Kubernetes High Availability (Stacked ETCD) On-Premises Deployment
Last updated on April 5, 2025
Project Overview
This project involved deploying and managing a high-availability Kubernetes cluster (Stacked ETCD) on-premises for a cloud distributor company. The cluster was deployed on seven virtual machines running on LXD using kubeadm
and was configured for networking security, persistent storage, and monitoring. The setup integrated:
- Cilium for networking
- Istio for service mesh
- ArgoCD for GitOps
- NFS for storage
- Velero for backup and migration
- Prometheus for alerting and monitoring
The Challenge
The cloud distributor company was a relatively new business, operating for about a year. Their DevOps team was small, consisting of only two engineers: one responsible for infrastructure and the other for development. They required an infrastructure that was:
- Highly available
- Scalable
- Easy to manage
- Low on operational overhead
They needed an environment where workloads could be efficiently orchestrated, deployed, and managed without excessive manual intervention. Kubernetes became the natural choice for container orchestration, providing flexibility, scalability, and reliability.
Project Objectives
The primary goal of the project was to deploy a highly available Kubernetes cluster across multiple nodes. The key objectives included:
- Deploy a resilient and scalable Kubernetes cluster using
kubeadm
- Ensure high availability by distributing workloads across multiple virtual machines
- Implement secure networking using Cilium
- Implement service mesh using Istio
- Implement GitOps using ArgoCD
- Enable persistent storage using an NFS-backed storage solution
- Implement a robust backup and disaster recovery solution with Velero
- Provide comprehensive monitoring and alerting with Prometheus and Grafana
- Facilitate external access to services securely using Cilium Gateway API and Istio
Result
The implementation of the high-availability Kubernetes cluster provided significant improvements for the company’s infrastructure:
- Improved reliability: Workloads can continue running even if a node fails.
- Scalability: Easily scale applications across multiple nodes without downtime.
- Cost efficiency: Running on their own infrastructure reduces reliance on expensive cloud solutions.

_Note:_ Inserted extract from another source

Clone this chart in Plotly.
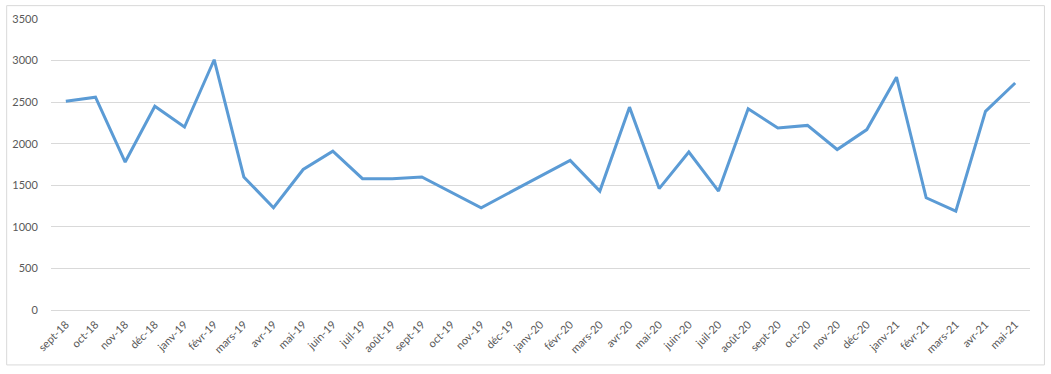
import plotly.graph_objects as go

months = ["sept-18", "oct-18", "nov-18", "déc-18", "janv-19", "févr-19", "mars-19", "avr-19",
          "mai-19", "juin-19", "juil-19", "août-19", "sept-19", "oct-19", "nov-19", "déc-19",
          "janv-20", "févr-20", "mars-20", "avr-20", "mai-20", "juin-20", "juil-20", "août-20",
          "sept-20", "oct-20", "nov-20", "déc-20", "janv-21", "févr-21", "mars-21", "avr-21", "mai-21"]
values = [2510, 2560, 1780, 2450, 2200, 3010, 1600, 1230,
          1690, 1910, 1580, 1580, 1600, 1420, 1230, 1420,
          1610, 1800, 1430, 2440, 1460, 1900, 1430, 2420,
          2190, 2220, 1930, 2170, 2800, 1350, 1190, 2390, 2730]
y_ticks = [0, 500, 1000, 1500, 2000, 2500, 3000, 3500]

W, H = 1051, 374
ml, mr, mt, mb = 47, 21, 16, 64

fig = go.Figure()
fig.add_trace(go.Scatter(
    x=list(range(len(months))), y=values, mode="lines",
    line=dict(color="#5B9BD5", width=3),
    hoverinfo="skip",
))

pw = W - ml - mr
ph = H - mt - mb
fig.add_shape(type="rect", xref="paper", yref="paper",
              x0=(2.5 - ml) / pw, x1=(1044.5 - ml) / pw,
              y0=(H - mb - 365.5) / ph, y1=(H - mb - 2.5) / ph,
              line=dict(color="#D9D9D9", width=1), fillcolor="rgba(0,0,0,0)", layer="below")

fig.update_layout(
    width=W, height=H,
    margin=dict(l=ml, r=mr, t=mt, b=mb),
    paper_bgcolor="white", plot_bgcolor="white",
    showlegend=False,
    font=dict(family="Lato, 'Open Sans', sans-serif", size=11, color="#595959"),
    xaxis=dict(
        tickmode="array", tickvals=list(range(len(months))), ticktext=months,
        range=[-0.5, len(months) - 0.5], tickangle=-45,
        showgrid=False, zeroline=False, showline=False,
        ticks="outside", ticklen=3, tickcolor="rgba(0,0,0,0)",
        tickfont=dict(size=11, color="#595959"),
    ),
    yaxis=dict(
        range=[0, 3500], tickvals=y_ticks,
        showgrid=True, gridcolor="#D9D9D9", gridwidth=1,
        zeroline=True, zerolinecolor="#D9D9D9", zerolinewidth=1,
        showline=False, ticks="outside", ticklen=10, tickcolor="rgba(0,0,0,0)",
        tickfont=dict(size=11, color="#595959"),
    ),
)

fig.write_html("out.html")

- Portability: Kubernetes’ API enables seamless application migration across namespaces and environments.
- Faster deployments: Setting up development and staging environments in separate namespaces is quicker and more efficient.
- Enhanced security and observability: Istio and Cilium provide deep network insights and secure service communication.
- Automated deployments: ArgoCD ensures that applications remain in their desired state with minimal manual intervention.